Companies of the future, I believe, will be much like communities of practice where we will see some movers and shakers (influential people) who won't necessarily be influential because of hierarchy, but how well they work in the community. What are the rules of the communities...what works, what doesn't? Who can influence and why? And who sustains that influence? These will be the questions to answer in management science in the next decade and the future companies.
Harsh
Posted by: Harsh Dhundia | July 17, 2006 at 05:44 PM
Dear Harsh, I think you are right.
If you take the principle that the 20th C was about efficiency and the 21st is about experience than that must exist, inside and outside the organisation.
I agree that an organising principle, belief, flat organisation is key.
Rightly put if you build your business as a community vs. as a siloed organisation. How do you do that?
Who drives it. would be interesting to find out if there are any stanford/Harvard management gurus thinking about these things
I think we had a post about leadership entitled Organisations and innovation http://communities-dominate.blogs.com/brands/2006/05/organisations_a.html
I am sure there are some more
Posted by: alan moore | July 17, 2006 at 06:37 PM
Passion! That's a word so rarely applied to corporate marketing that I'd hesitate to use it in conversations with my clients. The reason? They react badly. They stare. They wonder what you've been drinking.
Passion unites people. It creates communities. It is perhaps the single most powerful differentiator in existence (I'll take it against features, price, benefits any time).
Shared passio? I can't think of a better community builder.
Naturally, it's the first thing excised from the marketing plan, messaging platform or copy. Maybe it's because the management gurus you mentioned are so often trained to reduce the organization to widgets, margins, QA stats and costs.
Passion-based marketing. I'm copyrighting it right now... 8-)
Posted by: Tom Chandler | July 18, 2006 at 12:06 AM
There is an interesting term for marketeers - "The dream merchants". How could one be a "dream merchant" unless there's some passion in that campaign? For me word of mouth marketing is indeed passion-based. If we can't get our users to be passionate about our product or service we can't get them to advocate our product/service. So, I think the notion of passion-based marketing is emerging but with different names under different umbrellas. We just have to figure out what it takes in terms of marketing to create passionate users - what it takes to be "The dream merchants".

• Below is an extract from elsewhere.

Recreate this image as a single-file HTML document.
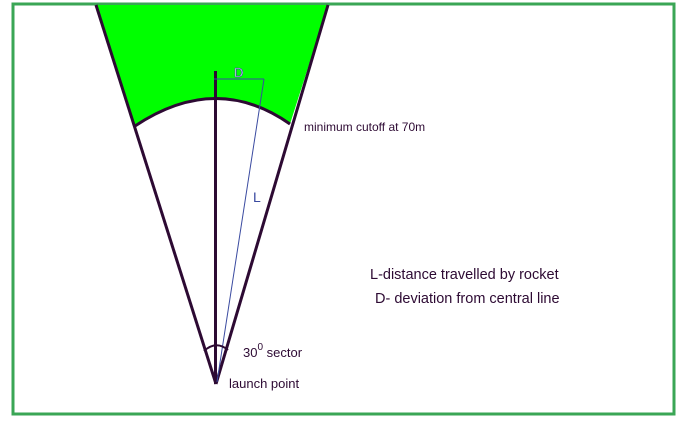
<!DOCTYPE html>
<html><head><meta charset="utf-8"><style>
html,body{margin:0;padding:0;background:#fff;}
svg{display:block;font-family:"Liberation Sans",sans-serif;}
</style></head><body>
<svg width="684" height="422" viewBox="0 0 684 422">
<rect x="13" y="4" width="661" height="410" fill="#fff" stroke="#3aa655" stroke-width="3"/>
<path d="M96,5 L328,5 L290,124 Q216,72 135,126 Z" fill="#00ff00"/>
<path d="M135,126 Q216,72 290,124" fill="none" stroke="#2d0a33" stroke-width="3"/>
<line x1="96" y1="5" x2="216" y2="384" stroke="#2d0a33" stroke-width="3"/>
<line x1="328" y1="5" x2="216" y2="384" stroke="#2d0a33" stroke-width="3"/>
<line x1="215.5" y1="71" x2="215.5" y2="384" stroke="#2d0a33" stroke-width="3"/>
<line x1="214" y1="79" x2="264" y2="79" stroke="#3a4aa0" stroke-width="1"/>
<line x1="264" y1="79" x2="217" y2="382" stroke="#3a4aa0" stroke-width="1"/>
<path d="M204,351 Q216,340 228,350" fill="none" stroke="#2d0a33" stroke-width="2"/>
<text x="234" y="77" font-size="13" fill="#fff" stroke="#3a4aa0" stroke-width="0.6">D</text>
<text x="253" y="202" font-size="14" fill="#3a4aa0">L</text>
<text x="304" y="131" font-size="12" fill="#2d0a33">minimum cutoff at 70m</text>
<text x="243" y="357" font-size="13" fill="#2d0a33">30<tspan font-size="10" dy="-7">0</tspan><tspan dy="7"> sector</tspan></text>
<text x="229" y="388" font-size="13" fill="#2d0a33">launch point</text>
<text x="370" y="279" font-size="14.5" fill="#2d0a33">L-distance travelled by rocket</text>
<text x="375" y="303" font-size="14.5" fill="#2d0a33">D- deviation from central line</text>
</svg>
</body></html>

Posted by: Harsh Dhundia | July 19, 2006 at 07:25 PM
So few companies support the passsionate users that already exist, much less do what it takes to create new fanatics.
Most organizations seem reluctant to make their passion a centerpiece of their marketing. (the result of outsourcing to disconnected agencies perhaps?) But isn't that really what we're talking about with engagement marketing? Aren't we really telling an organization to share (via blog perhaps) their passions and values with their community?
So much of what I've read here, in the book and elsewhere deals with large organizations, yet I see an enormous opportunity for small and medium-sized businesses to "out-engage" their larger, less "passionate" competitors.
The technology is cheap, the users are on the Internet, and the only real roadblock seems to be content.